Ruth Zielinski is a clinical professor and head of the graduate midwifery program at the School of Nursing. Her research expertise is in women's health around body image and sexuality and maternal health outcomes. In this recent Q&A, she discusses how the state of Michigan limits reproductive health services that midwives and nurses can provide, further limiting services women receive.
"Michigan unnecessarily restricts where abortion can be provided by requiring that abortions be performed in a hospital or a specialized facility (in compliance with the requirements of a surgical facility)," she said. "This is unnecessarily restrictive and could make accessing abortion more difficult for those in rural communities, especially if they are lower income."
Richard Friedman, professor of law, is an expert on evidence and U.S. Supreme Court history.

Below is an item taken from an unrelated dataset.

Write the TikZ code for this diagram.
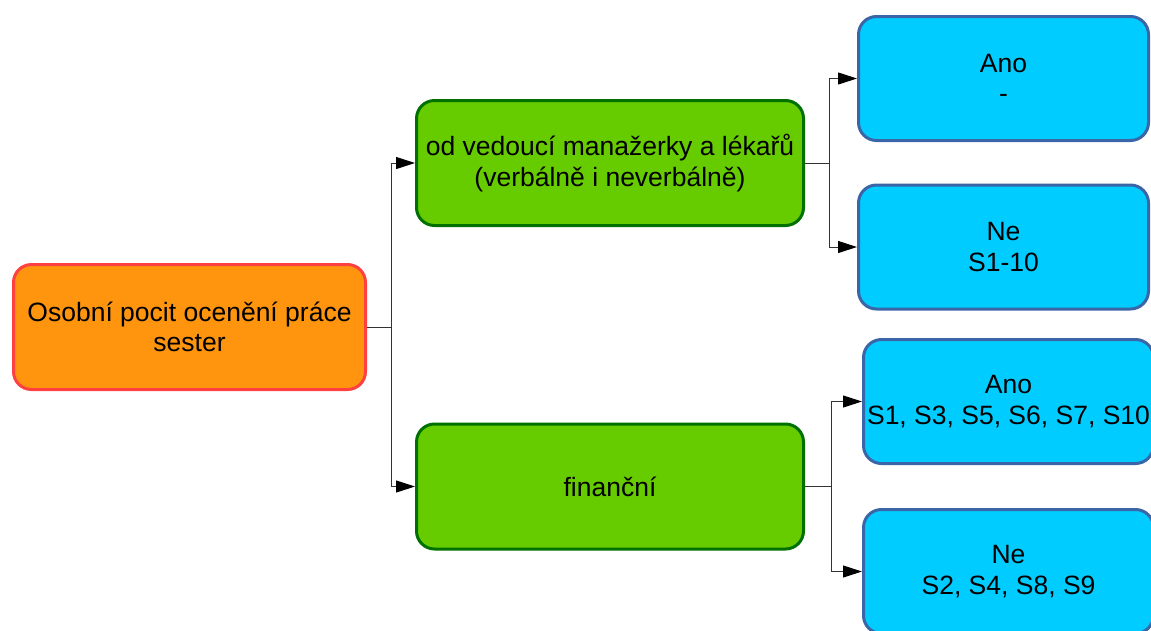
\documentclass[tikz,border=0pt]{standalone}
\usepackage{fontspec}
\setmainfont{Liberation Sans}
\usetikzlibrary{arrows.meta}

\definecolor{rootfill}{HTML}{FF950E}
\definecolor{rootline}{HTML}{FF4040}
\definecolor{midfill}{HTML}{66CC00}
\definecolor{midline}{HTML}{007000}
\definecolor{leaffill}{HTML}{00CCFF}
\definecolor{leafline}{HTML}{3A66A8}

\tikzset{
  box/.style={rounded corners=18pt, line width=3pt, align=center,
    inner sep=0pt, font=\fontsize{26.5}{30.5}\selectfont},
  rootbox/.style={box, fill=rootfill, draw=rootline,
    minimum width=352pt, minimum height=125pt},
  midbox/.style={box, fill=midfill, draw=midline,
    minimum width=387pt, minimum height=125pt},
  leafbox/.style={box, fill=leaffill, draw=leafline,
    minimum width=290pt, minimum height=124pt},
  wire/.style={draw=black!80, line width=1pt},
  arrow/.style={wire, -{Triangle[length=19pt, width=12pt, fill=black, color=black]}}
}

\begin{document}
\begin{tikzpicture}[x=1pt, y=-1pt]
  \useasboundingbox (0,0) rectangle (1151,630);
  \clip (0,0) rectangle (1151,630);

  % boxes
  \node[rootbox] (root) at (189.5,327) {Osobní pocit ocenění práce\\sester};
  \node[midbox] (g1) at (610,163) {od vedoucí manažerky a lékařů\\(verbálně i neverbálně)};
  \node[midbox] (g2) at (610,486.5) {finanční};
  \node[leafbox] (b1) at (1003.5,78.5) {Ano\\-};
  \node[leafbox] (b2) at (1003.5,247) {Ne\\S1-10};
  \node[leafbox] (b3) at (1008.5,401.5) {Ano\\S1, S3, S5, S6, S7, S10};
  \node[leafbox] (b4) at (1008.5,571.5) {Ne\\S2, S4, S8, S9};

  % connectors
  \draw[wire] (root.east) -- ++(24,0) coordinate (j0);
  \draw[arrow] (j0) |- (g1.west);
  \draw[arrow] (j0) |- (g2.west);

  \draw[wire] (g1.east) -- ++(24,0) coordinate (j1);
  \draw[arrow] (j1) |- (b1.west);
  \draw[arrow] (j1) |- (b2.west);

  \draw[wire] (g2.east) -- ++(26,0) coordinate (j2);
  \draw[arrow] (j2) |- (b3.west);
  \draw[arrow] (j2) |- (b4.west);
\end{tikzpicture}
\end{document}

"If the draft opinion that was released becomes (after some revisions) a majority opinion of the Supreme Court, as seems likely, it will obviously be a bombshell, though not a surprise," he said. "But the long-term effect may be very different from what is apparent right now.
"Most of the American public consistently supports allowing women to abort pregnancies, at least in the first trimester, and the full force of that view will now be directed into political channels. We can expect this to help Democrats and put many Republicans on the spot. Pro-choice organizations will raise money much more easily, and I believe that, though some states will try to prevent them, far more women will be able to travel out of state for safe and legal abortions. Also, the great majority of abortions are performed in states where the law will not change as a result of this decision."
Leah Litman is an assistant professor of law focusing on constitutional law, federal courts and federal sentencing. Her research examines unidentified and implicit values that are used to structure the legal system, the federal courts and the legal profession. She's the host of "Strict Scrutiny," a podcast exploring news, arguments and opinions from the Supreme Court.
Lisa Harris, professor of obstetrics and gynecology, directs U-M's Fellowship in Family Planning. Her clinical work includes most aspects of general obstetrics and gynecology care, with a focus on miscarriage and family planning. In particular, her research explores abortion stigma, the experiences of abortion care providers, race and social class stratification of reproduction, and strategies for providing health care within a reproductive justice framework.
Laura Owens is a clinical assistant professor of obstetrics and gynecology with specialist training in complex family planning and abortion care. Her research team will study the impact of geography on abortion care access in Michigan by analyzing data on the distance to abortion care by Michigan county, identifying areas that are most likely to be affected by a ban, and examining whether distance to abortion care is associated with county-level maternal morbidity, racial composition and socioeconomic status.
Joelle Abramowitz is an assistant research scientist at the Survey Research Center at the Institute for Social Research. She studies health insurance, medical expenditures, marriage, fertility and general health topics.